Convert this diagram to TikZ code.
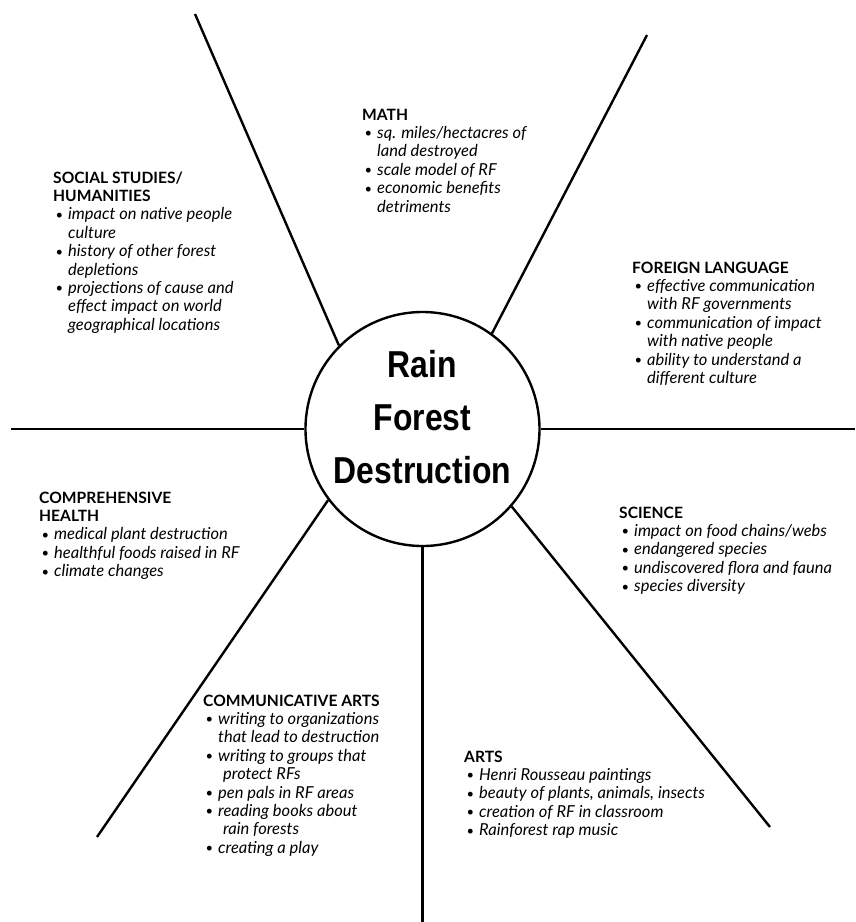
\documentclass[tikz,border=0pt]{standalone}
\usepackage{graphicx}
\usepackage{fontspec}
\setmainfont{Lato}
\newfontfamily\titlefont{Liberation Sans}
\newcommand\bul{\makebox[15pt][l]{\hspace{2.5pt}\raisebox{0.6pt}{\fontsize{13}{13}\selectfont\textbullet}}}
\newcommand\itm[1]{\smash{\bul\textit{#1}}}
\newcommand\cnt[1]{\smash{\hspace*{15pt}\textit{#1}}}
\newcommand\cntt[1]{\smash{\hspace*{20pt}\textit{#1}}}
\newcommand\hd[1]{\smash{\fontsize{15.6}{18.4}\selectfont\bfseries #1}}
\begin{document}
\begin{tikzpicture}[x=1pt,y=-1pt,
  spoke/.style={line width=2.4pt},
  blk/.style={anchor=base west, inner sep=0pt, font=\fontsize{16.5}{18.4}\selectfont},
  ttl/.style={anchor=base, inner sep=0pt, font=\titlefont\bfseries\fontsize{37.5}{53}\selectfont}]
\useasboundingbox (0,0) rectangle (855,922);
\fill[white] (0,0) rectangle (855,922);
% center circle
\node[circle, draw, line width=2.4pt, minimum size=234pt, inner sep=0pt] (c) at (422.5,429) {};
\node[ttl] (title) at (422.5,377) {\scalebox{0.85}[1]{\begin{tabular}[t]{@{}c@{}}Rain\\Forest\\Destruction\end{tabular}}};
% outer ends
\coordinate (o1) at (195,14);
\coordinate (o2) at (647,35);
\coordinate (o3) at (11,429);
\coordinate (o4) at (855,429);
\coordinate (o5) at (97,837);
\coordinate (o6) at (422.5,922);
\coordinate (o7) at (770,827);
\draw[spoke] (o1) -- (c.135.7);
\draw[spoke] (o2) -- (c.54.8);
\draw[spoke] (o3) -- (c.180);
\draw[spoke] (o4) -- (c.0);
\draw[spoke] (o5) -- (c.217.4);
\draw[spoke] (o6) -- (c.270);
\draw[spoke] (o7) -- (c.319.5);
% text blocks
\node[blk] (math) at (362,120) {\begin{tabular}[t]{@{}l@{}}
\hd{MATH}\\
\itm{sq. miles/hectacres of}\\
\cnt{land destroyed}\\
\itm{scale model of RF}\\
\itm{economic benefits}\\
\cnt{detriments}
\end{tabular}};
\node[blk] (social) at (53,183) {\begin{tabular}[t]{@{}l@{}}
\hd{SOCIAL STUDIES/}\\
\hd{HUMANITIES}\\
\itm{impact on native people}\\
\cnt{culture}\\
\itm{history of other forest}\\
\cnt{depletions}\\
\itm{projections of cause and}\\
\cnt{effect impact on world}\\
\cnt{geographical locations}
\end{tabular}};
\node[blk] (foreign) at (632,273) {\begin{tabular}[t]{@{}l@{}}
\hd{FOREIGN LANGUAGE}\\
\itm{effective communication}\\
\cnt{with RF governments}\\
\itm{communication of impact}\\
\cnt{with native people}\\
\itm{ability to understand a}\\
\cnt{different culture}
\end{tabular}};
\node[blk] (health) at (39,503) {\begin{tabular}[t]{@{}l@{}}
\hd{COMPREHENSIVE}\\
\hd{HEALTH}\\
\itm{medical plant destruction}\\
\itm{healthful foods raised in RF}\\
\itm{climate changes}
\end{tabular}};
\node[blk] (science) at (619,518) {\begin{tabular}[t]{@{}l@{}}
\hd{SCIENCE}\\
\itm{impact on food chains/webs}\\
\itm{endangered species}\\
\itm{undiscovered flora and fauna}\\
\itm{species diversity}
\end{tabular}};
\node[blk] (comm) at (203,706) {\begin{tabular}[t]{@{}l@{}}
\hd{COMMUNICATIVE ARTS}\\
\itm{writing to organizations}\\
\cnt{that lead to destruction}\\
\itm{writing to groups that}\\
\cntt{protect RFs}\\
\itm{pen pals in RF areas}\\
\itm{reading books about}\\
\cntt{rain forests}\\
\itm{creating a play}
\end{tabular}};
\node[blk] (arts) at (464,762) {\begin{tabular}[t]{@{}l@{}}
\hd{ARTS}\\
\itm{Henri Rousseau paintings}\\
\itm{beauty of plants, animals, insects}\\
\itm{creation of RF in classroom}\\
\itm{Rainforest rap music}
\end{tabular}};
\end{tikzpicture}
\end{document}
────
Your copy of the data above should match it exactly, except that pictures are left out.

Convert this diagram to TikZ code.
\documentclass[tikz,border=0pt]{standalone}
\usepackage{graphicx}
\usepackage{fontspec}
\setmainfont{Lato}
\newfontfamily\titlefont{Liberation Sans}
\newcommand\bul{\makebox[15pt][l]{\hspace{2.5pt}\raisebox{0.6pt}{\fontsize{13}{13}\selectfont\textbullet}}}
\newcommand\itm[1]{\smash{\bul\textit{#1}}}
\newcommand\cnt[1]{\smash{\hspace*{15pt}\textit{#1}}}
\newcommand\cntt[1]{\smash{\hspace*{20pt}\textit{#1}}}
\newcommand\hd[1]{\smash{\fontsize{15.6}{18.4}\selectfont\bfseries #1}}
\begin{document}
\begin{tikzpicture}[x=1pt,y=-1pt,
  spoke/.style={line width=2.4pt},
  blk/.style={anchor=base west, inner sep=0pt, font=\fontsize{16.5}{18.4}\selectfont},
  ttl/.style={anchor=base, inner sep=0pt, font=\titlefont\bfseries\fontsize{37.5}{53}\selectfont}]
\useasboundingbox (0,0) rectangle (855,922);
\fill[white] (0,0) rectangle (855,922);
% center circle
\node[circle, draw, line width=2.4pt, minimum size=234pt, inner sep=0pt] (c) at (422.5,429) {};
\node[ttl] (title) at (422.5,377) {\scalebox{0.85}[1]{\begin{tabular}[t]{@{}c@{}}Rain\\Forest\\Destruction\end{tabular}}};
% outer ends
\coordinate (o1) at (195,14);
\coordinate (o2) at (647,35);
\coordinate (o3) at (11,429);
\coordinate (o4) at (855,429);
\coordinate (o5) at (97,837);
\coordinate (o6) at (422.5,922);
\coordinate (o7) at (770,827);
\draw[spoke] (o1) -- (c.135.7);
\draw[spoke] (o2) -- (c.54.8);
\draw[spoke] (o3) -- (c.180);
\draw[spoke] (o4) -- (c.0);
\draw[spoke] (o5) -- (c.217.4);
\draw[spoke] (o6) -- (c.270);
\draw[spoke] (o7) -- (c.319.5);
% text blocks
\node[blk] (math) at (362,120) {\begin{tabular}[t]{@{}l@{}}
\hd{MATH}\\
\itm{sq. miles/hectacres of}\\
\cnt{land destroyed}\\
\itm{scale model of RF}\\
\itm{economic benefits}\\
\cnt{detriments}
\end{tabular}};
\node[blk] (social) at (53,183) {\begin{tabular}[t]{@{}l@{}}
\hd{SOCIAL STUDIES/}\\
\hd{HUMANITIES}\\
\itm{impact on native people}\\
\cnt{culture}\\
\itm{history of other forest}\\
\cnt{depletions}\\
\itm{projections of cause and}\\
\cnt{effect impact on world}\\
\cnt{geographical locations}
\end{tabular}};
\node[blk] (foreign) at (632,273) {\begin{tabular}[t]{@{}l@{}}
\hd{FOREIGN LANGUAGE}\\
\itm{effective communication}\\
\cnt{with RF governments}\\
\itm{communication of impact}\\
\cnt{with native people}\\
\itm{ability to understand a}\\
\cnt{different culture}
\end{tabular}};
\node[blk] (health) at (39,503) {\begin{tabular}[t]{@{}l@{}}
\hd{COMPREHENSIVE}\\
\hd{HEALTH}\\
\itm{medical plant destruction}\\
\itm{healthful foods raised in RF}\\
\itm{climate changes}
\end{tabular}};
\node[blk] (science) at (619,518) {\begin{tabular}[t]{@{}l@{}}
\hd{SCIENCE}\\
\itm{impact on food chains/webs}\\
\itm{endangered species}\\
\itm{undiscovered flora and fauna}\\
\itm{species diversity}
\end{tabular}};
\node[blk] (comm) at (203,706) {\begin{tabular}[t]{@{}l@{}}
\hd{COMMUNICATIVE ARTS}\\
\itm{writing to organizations}\\
\cnt{that lead to destruction}\\
\itm{writing to groups that}\\
\cntt{protect RFs}\\
\itm{pen pals in RF areas}\\
\itm{reading books about}\\
\cntt{rain forests}\\
\itm{creating a play}
\end{tabular}};
\node[blk] (arts) at (464,762) {\begin{tabular}[t]{@{}l@{}}
\hd{ARTS}\\
\itm{Henri Rousseau paintings}\\
\itm{beauty of plants, animals, insects}\\
\itm{creation of RF in classroom}\\
\itm{Rainforest rap music}
\end{tabular}};
\end{tikzpicture}
\end{document}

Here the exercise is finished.